## Goal
Without including the pictures, copy out every line below.

## Data section

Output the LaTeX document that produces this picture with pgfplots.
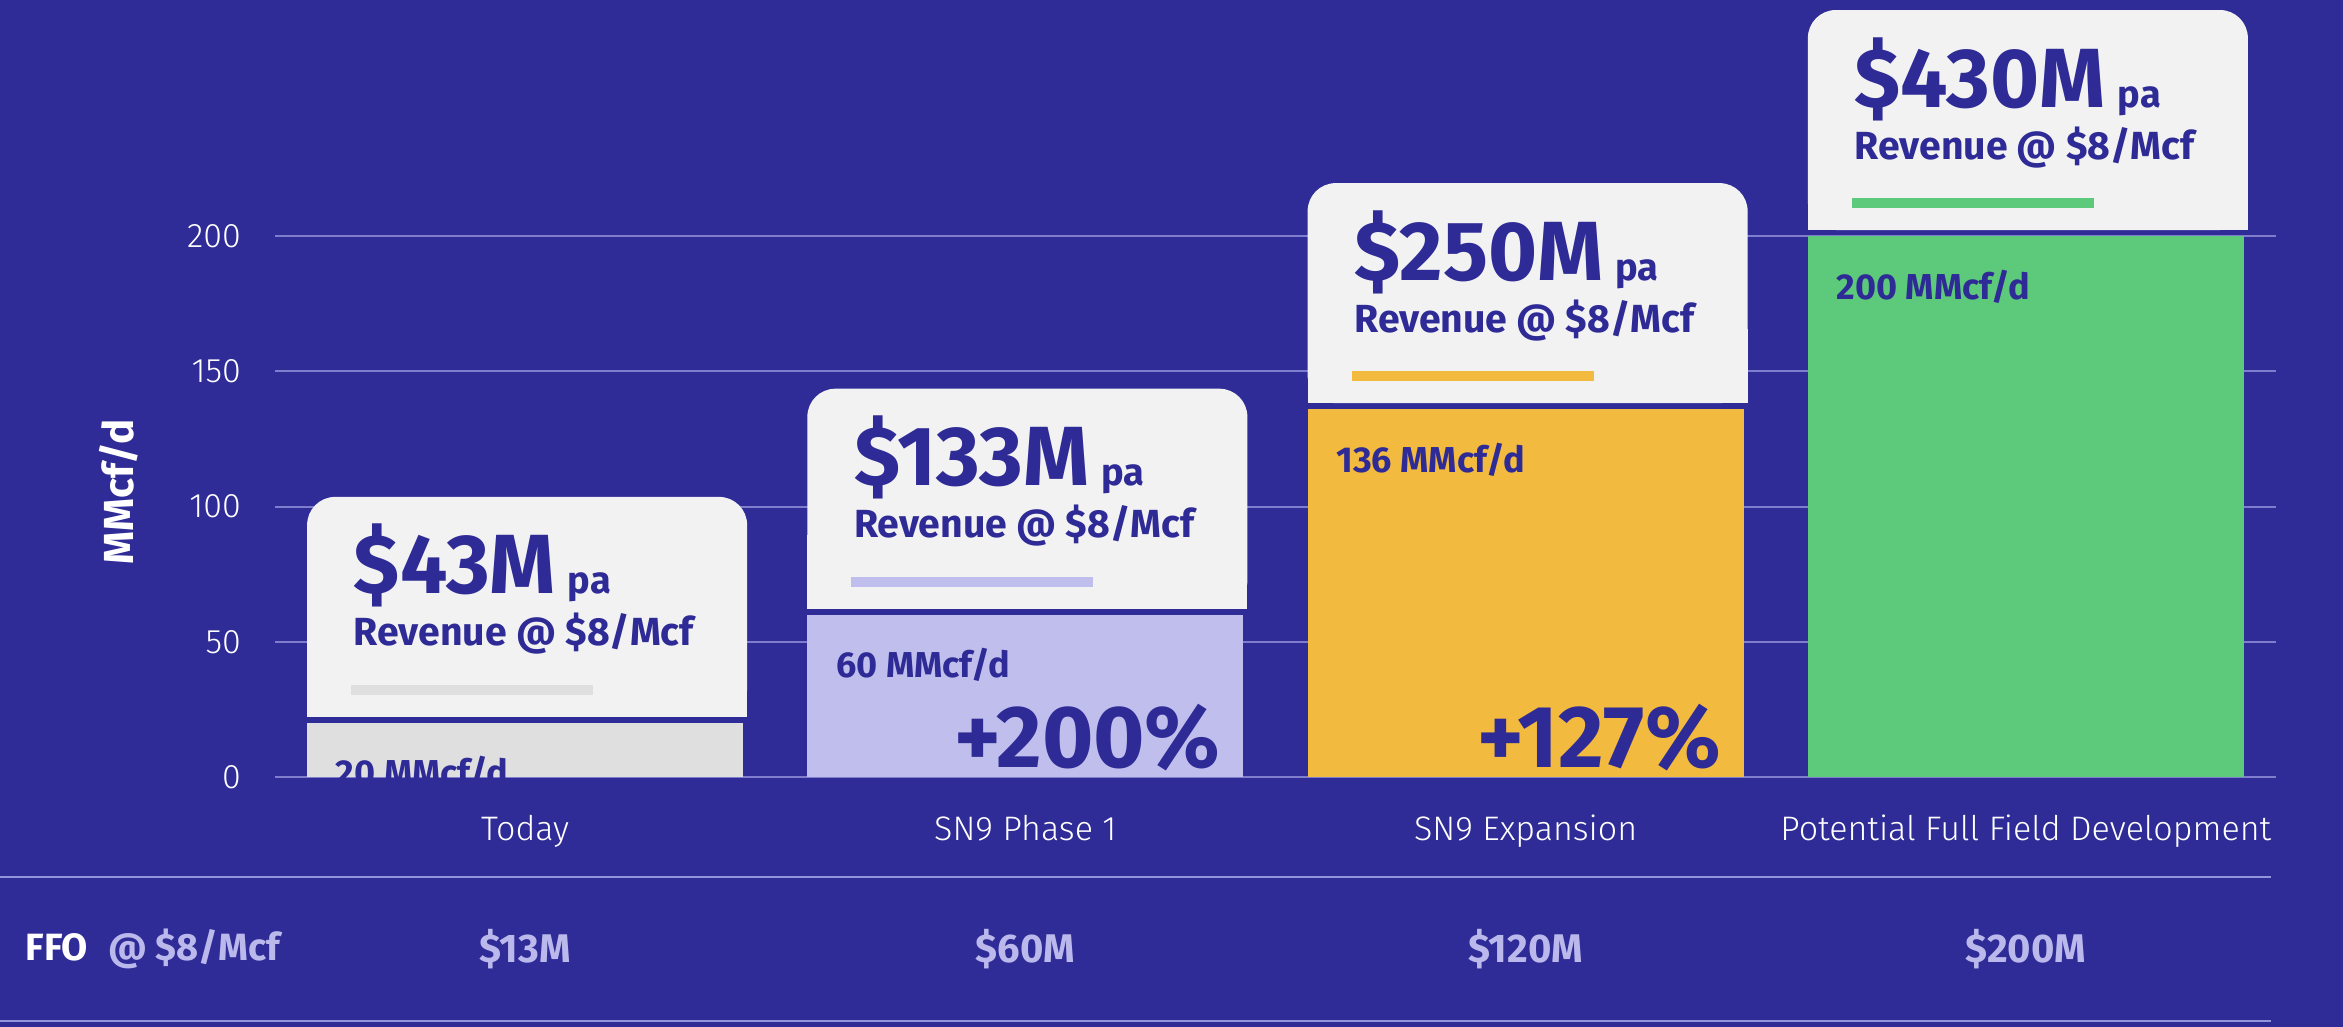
\documentclass[border=0pt]{standalone}
\usepackage{fontspec}
\setmainfont{Fira Sans}
\newfontfamily\lightfont{Fira Sans Light}
\usepackage{pgfplots}
\pgfplotsset{compat=1.18}

\definecolor{bg}{RGB}{47,43,151}
\definecolor{ink}{RGB}{46,42,150}
\definecolor{boxc}{RGB}{242,242,242}
\definecolor{graybar}{RGB}{223,223,223}
\definecolor{lavbar}{RGB}{192,190,236}
\definecolor{yelbar}{RGB}{242,186,63}
\definecolor{grnbar}{RGB}{93,201,122}
\definecolor{gridc}{RGB}{128,125,205}
\definecolor{rulec}{RGB}{150,148,222}
\definecolor{ffoc}{RGB}{187,185,236}

% revenue card above a bar: x, value, revenue, accent colour
\newcommand{\revbox}[4]{%
  \fill[boxc, rounded corners=7pt] ([xshift=-54.5pt,yshift=1.5pt]axis cs:#1,#2) rectangle ([xshift=55.5pt,yshift=56.5pt]axis cs:#1,#2);
  \fill[boxc] ([xshift=-54.5pt,yshift=1.5pt]axis cs:#1,#2) rectangle ([xshift=55.5pt,yshift=20pt]axis cs:#1,#2);
  \node[anchor=base west, inner sep=0pt, text=ink] at ([xshift=-43pt,yshift=32.25pt]axis cs:#1,#2)
    {\bfseries\fontsize{21}{24}\selectfont\$#3M\hspace{3pt}\fontsize{9.5}{11}\selectfont pa};
  \node[anchor=base west, inner sep=0pt, text=ink] at ([xshift=-43pt,yshift=19.25pt]axis cs:#1,#2)
    {\bfseries\fontsize{9.8}{11}\selectfont Revenue @ \$8/Mcf};
  \fill[#4] ([xshift=-43.5pt,yshift=7pt]axis cs:#1,#2) rectangle ([xshift=17pt,yshift=9.5pt]axis cs:#1,#2);
}
% volume label inside a bar, clipped by the bar
\newcommand{\barlabel}[2]{%
  \begin{scope}
    \clip ([xshift=-54.5pt]axis cs:#1,0) rectangle ([xshift=54.5pt]axis cs:#1,#2);
    \node[anchor=base west, inner sep=0pt, text=ink] at ([xshift=-47.5pt,yshift=-15.75pt]axis cs:#1,#2)
      {\bfseries\fontsize{9}{11}\selectfont #2 MMcf/d};
  \end{scope}
}

\begin{document}
\begin{tikzpicture}
\fill[bg] (-68.75pt,-62.5pt) rectangle (517pt,194.25pt);
\begin{axis}[
  scale only axis,
  width=500.25pt, height=135.25pt,
  xmin=-0.5, xmax=3.5, ymin=0, ymax=200,
  clip=false,
  axis line style={draw=none},
  major tick length=0pt,
  ytick={0,50,100,150,200},
  ymajorgrids=true,
  grid style={gridc, line width=0.5pt},
  xtick={0,1,2,3},
  xticklabels={Today, SN9 Phase 1, SN9 Expansion, Potential Full Field Development},
  /pgf/number format/assume math mode=true,
  tick label style={font=\lightfont\fontsize{8.5}{10}\selectfont, text=white},
  yticklabel style={anchor=east, xshift=-5pt},
  xticklabel style={anchor=base, yshift=-15.75pt},
  ylabel={MMcf/d},
  ylabel style={font=\bfseries\fontsize{10.5}{12}\selectfont, text=white,
    at={(axis description cs:-0.078,0.527)}, anchor=center},
]
\addplot[ybar, bar width=109pt, bar shift=0pt, fill=graybar, draw=none] coordinates {(0,20)};
\addplot[ybar, bar width=109pt, bar shift=0pt, fill=lavbar, draw=none] coordinates {(1,60)};
\addplot[ybar, bar width=109pt, bar shift=0pt, fill=yelbar, draw=none] coordinates {(2,136)};
\addplot[ybar, bar width=109pt, bar shift=0pt, fill=grnbar, draw=none] coordinates {(3,200)};

\revbox{0}{20}{43}{graybar}
\revbox{1}{60}{133}{lavbar}
\revbox{2}{136}{250}{yelbar}
\revbox{3}{200}{430}{grnbar}

\barlabel{0}{20}
\barlabel{1}{60}
\barlabel{2}{136}
\barlabel{3}{200}

\node[anchor=base east, inner sep=0pt, text=ink] at ([xshift=49pt,yshift=2.5pt]axis cs:1,0)
  {\bfseries\fontsize{22}{26}\selectfont +200\%};
\node[anchor=base east, inner sep=0pt, text=ink] at ([xshift=49pt,yshift=2.5pt]axis cs:2,0)
  {\bfseries\fontsize{22}{26}\selectfont +127\%};

% FFO row
\draw[rulec, line width=0.6pt] (axis cs:-1.05,-36.97) -- (axis cs:3.49,-36.97);
\draw[rulec, line width=0.6pt] (axis cs:-1.05,-90.2) -- (axis cs:3.49,-90.2);
\node[anchor=west, inner sep=0pt] at (axis cs:-1.0,-63.6)
  {\bfseries\fontsize{9.5}{11}\selectfont\textcolor{white}{FFO}\hspace{5pt}\textcolor{ffoc}{@ \$8/Mcf}};
\node[text=ffoc, inner sep=0pt] at (axis cs:0,-63.6) {\bfseries\fontsize{10}{12}\selectfont \$13M};
\node[text=ffoc, inner sep=0pt] at (axis cs:1,-63.6) {\bfseries\fontsize{10}{12}\selectfont \$60M};
\node[text=ffoc, inner sep=0pt] at (axis cs:2,-63.6) {\bfseries\fontsize{10}{12}\selectfont \$120M};
\node[text=ffoc, inner sep=0pt] at (axis cs:3,-63.6) {\bfseries\fontsize{10}{12}\selectfont \$200M};
\end{axis}
\pgfresetboundingbox
\path[use as bounding box] (-68.75pt,-62.5pt) rectangle (517pt,194.25pt);
\end{tikzpicture}
\end{document}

## Exercise solution
Output the LaTeX document that produces this picture with pgfplots.
\documentclass[border=0pt]{standalone}
\usepackage{fontspec}
\setmainfont{Fira Sans}
\newfontfamily\lightfont{Fira Sans Light}
\usepackage{pgfplots}
\pgfplotsset{compat=1.18}

\definecolor{bg}{RGB}{47,43,151}
\definecolor{ink}{RGB}{46,42,150}
\definecolor{boxc}{RGB}{242,242,242}
\definecolor{graybar}{RGB}{223,223,223}
\definecolor{lavbar}{RGB}{192,190,236}
\definecolor{yelbar}{RGB}{242,186,63}
\definecolor{grnbar}{RGB}{93,201,122}
\definecolor{gridc}{RGB}{128,125,205}
\definecolor{rulec}{RGB}{150,148,222}
\definecolor{ffoc}{RGB}{187,185,236}

% revenue card above a bar: x, value, revenue, accent colour
\newcommand{\revbox}[4]{%
  \fill[boxc, rounded corners=7pt] ([xshift=-54.5pt,yshift=1.5pt]axis cs:#1,#2) rectangle ([xshift=55.5pt,yshift=56.5pt]axis cs:#1,#2);
  \fill[boxc] ([xshift=-54.5pt,yshift=1.5pt]axis cs:#1,#2) rectangle ([xshift=55.5pt,yshift=20pt]axis cs:#1,#2);
  \node[anchor=base west, inner sep=0pt, text=ink] at ([xshift=-43pt,yshift=32.25pt]axis cs:#1,#2)
    {\bfseries\fontsize{21}{24}\selectfont\$#3M\hspace{3pt}\fontsize{9.5}{11}\selectfont pa};
  \node[anchor=base west, inner sep=0pt, text=ink] at ([xshift=-43pt,yshift=19.25pt]axis cs:#1,#2)
    {\bfseries\fontsize{9.8}{11}\selectfont Revenue @ \$8/Mcf};
  \fill[#4] ([xshift=-43.5pt,yshift=7pt]axis cs:#1,#2) rectangle ([xshift=17pt,yshift=9.5pt]axis cs:#1,#2);
}
% volume label inside a bar, clipped by the bar
\newcommand{\barlabel}[2]{%
  \begin{scope}
    \clip ([xshift=-54.5pt]axis cs:#1,0) rectangle ([xshift=54.5pt]axis cs:#1,#2);
    \node[anchor=base west, inner sep=0pt, text=ink] at ([xshift=-47.5pt,yshift=-15.75pt]axis cs:#1,#2)
      {\bfseries\fontsize{9}{11}\selectfont #2 MMcf/d};
  \end{scope}
}

\begin{document}
\begin{tikzpicture}
\fill[bg] (-68.75pt,-62.5pt) rectangle (517pt,194.25pt);
\begin{axis}[
  scale only axis,
  width=500.25pt, height=135.25pt,
  xmin=-0.5, xmax=3.5, ymin=0, ymax=200,
  clip=false,
  axis line style={draw=none},
  major tick length=0pt,
  ytick={0,50,100,150,200},
  ymajorgrids=true,
  grid style={gridc, line width=0.5pt},
  xtick={0,1,2,3},
  xticklabels={Today, SN9 Phase 1, SN9 Expansion, Potential Full Field Development},
  /pgf/number format/assume math mode=true,
  tick label style={font=\lightfont\fontsize{8.5}{10}\selectfont, text=white},
  yticklabel style={anchor=east, xshift=-5pt},
  xticklabel style={anchor=base, yshift=-15.75pt},
  ylabel={MMcf/d},
  ylabel style={font=\bfseries\fontsize{10.5}{12}\selectfont, text=white,
    at={(axis description cs:-0.078,0.527)}, anchor=center},
]
\addplot[ybar, bar width=109pt, bar shift=0pt, fill=graybar, draw=none] coordinates {(0,20)};
\addplot[ybar, bar width=109pt, bar shift=0pt, fill=lavbar, draw=none] coordinates {(1,60)};
\addplot[ybar, bar width=109pt, bar shift=0pt, fill=yelbar, draw=none] coordinates {(2,136)};
\addplot[ybar, bar width=109pt, bar shift=0pt, fill=grnbar, draw=none] coordinates {(3,200)};

\revbox{0}{20}{43}{graybar}
\revbox{1}{60}{133}{lavbar}
\revbox{2}{136}{250}{yelbar}
\revbox{3}{200}{430}{grnbar}

\barlabel{0}{20}
\barlabel{1}{60}
\barlabel{2}{136}
\barlabel{3}{200}

\node[anchor=base east, inner sep=0pt, text=ink] at ([xshift=49pt,yshift=2.5pt]axis cs:1,0)
  {\bfseries\fontsize{22}{26}\selectfont +200\%};
\node[anchor=base east, inner sep=0pt, text=ink] at ([xshift=49pt,yshift=2.5pt]axis cs:2,0)
  {\bfseries\fontsize{22}{26}\selectfont +127\%};

% FFO row
\draw[rulec, line width=0.6pt] (axis cs:-1.05,-36.97) -- (axis cs:3.49,-36.97);
\draw[rulec, line width=0.6pt] (axis cs:-1.05,-90.2) -- (axis cs:3.49,-90.2);
\node[anchor=west, inner sep=0pt] at (axis cs:-1.0,-63.6)
  {\bfseries\fontsize{9.5}{11}\selectfont\textcolor{white}{FFO}\hspace{5pt}\textcolor{ffoc}{@ \$8/Mcf}};
\node[text=ffoc, inner sep=0pt] at (axis cs:0,-63.6) {\bfseries\fontsize{10}{12}\selectfont \$13M};
\node[text=ffoc, inner sep=0pt] at (axis cs:1,-63.6) {\bfseries\fontsize{10}{12}\selectfont \$60M};
\node[text=ffoc, inner sep=0pt] at (axis cs:2,-63.6) {\bfseries\fontsize{10}{12}\selectfont \$120M};
\node[text=ffoc, inner sep=0pt] at (axis cs:3,-63.6) {\bfseries\fontsize{10}{12}\selectfont \$200M};
\end{axis}
\pgfresetboundingbox
\path[use as bounding box] (-68.75pt,-62.5pt) rectangle (517pt,194.25pt);
\end{tikzpicture}
\end{document}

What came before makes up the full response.